-- OBJECTIVE --
Return each line that holds the word "with".

-- INFORMATION PROVIDED --
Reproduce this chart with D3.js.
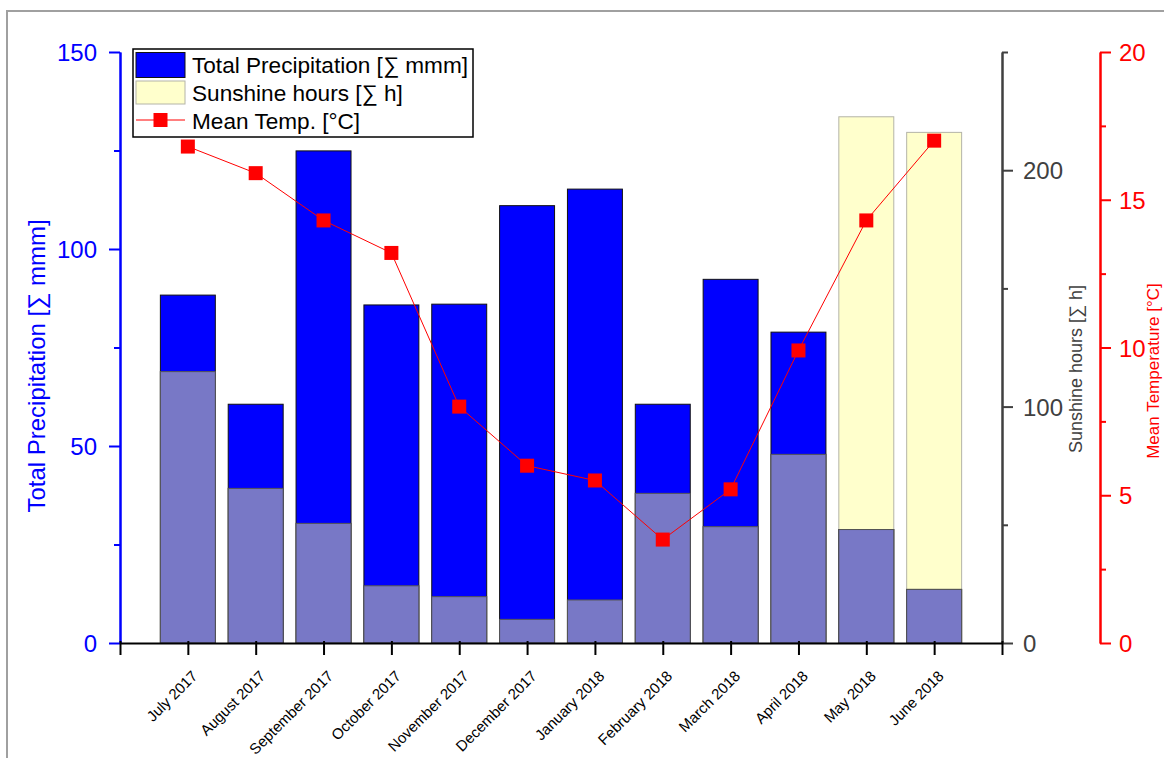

--

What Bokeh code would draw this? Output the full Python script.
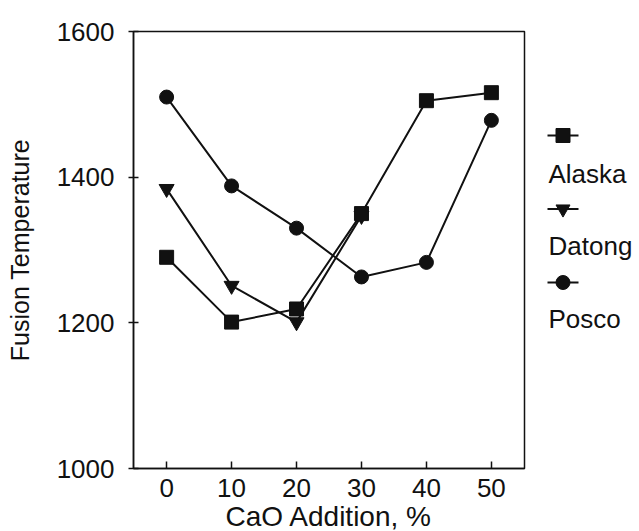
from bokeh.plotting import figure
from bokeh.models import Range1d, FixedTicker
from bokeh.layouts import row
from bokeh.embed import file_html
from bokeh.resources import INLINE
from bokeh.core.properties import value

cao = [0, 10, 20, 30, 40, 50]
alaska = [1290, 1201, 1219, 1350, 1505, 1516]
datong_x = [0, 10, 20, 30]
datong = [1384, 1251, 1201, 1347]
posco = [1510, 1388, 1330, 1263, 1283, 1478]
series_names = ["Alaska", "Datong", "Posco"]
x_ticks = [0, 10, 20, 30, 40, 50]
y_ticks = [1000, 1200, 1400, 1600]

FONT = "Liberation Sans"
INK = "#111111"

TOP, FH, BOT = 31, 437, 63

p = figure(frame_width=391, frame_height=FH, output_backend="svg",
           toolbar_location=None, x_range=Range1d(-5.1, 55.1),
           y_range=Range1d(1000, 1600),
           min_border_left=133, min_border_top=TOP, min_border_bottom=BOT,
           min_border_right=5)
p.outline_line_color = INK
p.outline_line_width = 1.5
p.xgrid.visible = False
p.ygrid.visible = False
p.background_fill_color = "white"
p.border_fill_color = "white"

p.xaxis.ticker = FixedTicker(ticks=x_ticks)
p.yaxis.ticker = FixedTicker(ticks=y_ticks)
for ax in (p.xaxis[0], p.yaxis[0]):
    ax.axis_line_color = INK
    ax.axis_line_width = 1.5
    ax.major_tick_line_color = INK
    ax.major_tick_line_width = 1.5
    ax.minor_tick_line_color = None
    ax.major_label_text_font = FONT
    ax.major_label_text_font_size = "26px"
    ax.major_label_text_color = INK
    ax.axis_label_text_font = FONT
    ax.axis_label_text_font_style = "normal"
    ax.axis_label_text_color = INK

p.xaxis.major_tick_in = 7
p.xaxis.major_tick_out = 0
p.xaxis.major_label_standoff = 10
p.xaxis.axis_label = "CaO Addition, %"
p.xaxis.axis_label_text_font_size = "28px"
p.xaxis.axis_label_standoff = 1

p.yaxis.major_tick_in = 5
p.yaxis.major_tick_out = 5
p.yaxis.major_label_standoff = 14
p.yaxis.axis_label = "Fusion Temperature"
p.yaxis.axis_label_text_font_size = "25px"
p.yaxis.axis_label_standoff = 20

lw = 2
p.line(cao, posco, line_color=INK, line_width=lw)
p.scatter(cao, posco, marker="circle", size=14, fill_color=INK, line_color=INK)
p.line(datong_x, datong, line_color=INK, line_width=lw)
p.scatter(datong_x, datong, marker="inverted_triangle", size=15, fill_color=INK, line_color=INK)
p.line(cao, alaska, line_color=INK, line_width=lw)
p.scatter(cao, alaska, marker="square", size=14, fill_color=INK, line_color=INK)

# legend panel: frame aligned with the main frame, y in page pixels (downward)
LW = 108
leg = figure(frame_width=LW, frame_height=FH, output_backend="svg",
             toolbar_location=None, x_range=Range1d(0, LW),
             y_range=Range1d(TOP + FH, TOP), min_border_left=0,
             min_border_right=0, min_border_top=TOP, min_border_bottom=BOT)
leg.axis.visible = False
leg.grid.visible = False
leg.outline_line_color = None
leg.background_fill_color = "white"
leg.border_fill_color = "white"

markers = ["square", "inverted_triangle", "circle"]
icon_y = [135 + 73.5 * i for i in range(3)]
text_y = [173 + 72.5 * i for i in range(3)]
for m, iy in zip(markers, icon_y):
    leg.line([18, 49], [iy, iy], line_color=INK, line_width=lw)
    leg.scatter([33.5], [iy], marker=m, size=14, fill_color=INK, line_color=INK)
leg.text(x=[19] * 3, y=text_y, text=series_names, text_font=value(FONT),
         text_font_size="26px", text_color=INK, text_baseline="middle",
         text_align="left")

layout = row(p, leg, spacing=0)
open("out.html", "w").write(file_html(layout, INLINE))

-- RESULT BELOW --
Reproduce this chart with D3.js.
# legend panel: frame aligned with the main frame, y in page pixels (downward)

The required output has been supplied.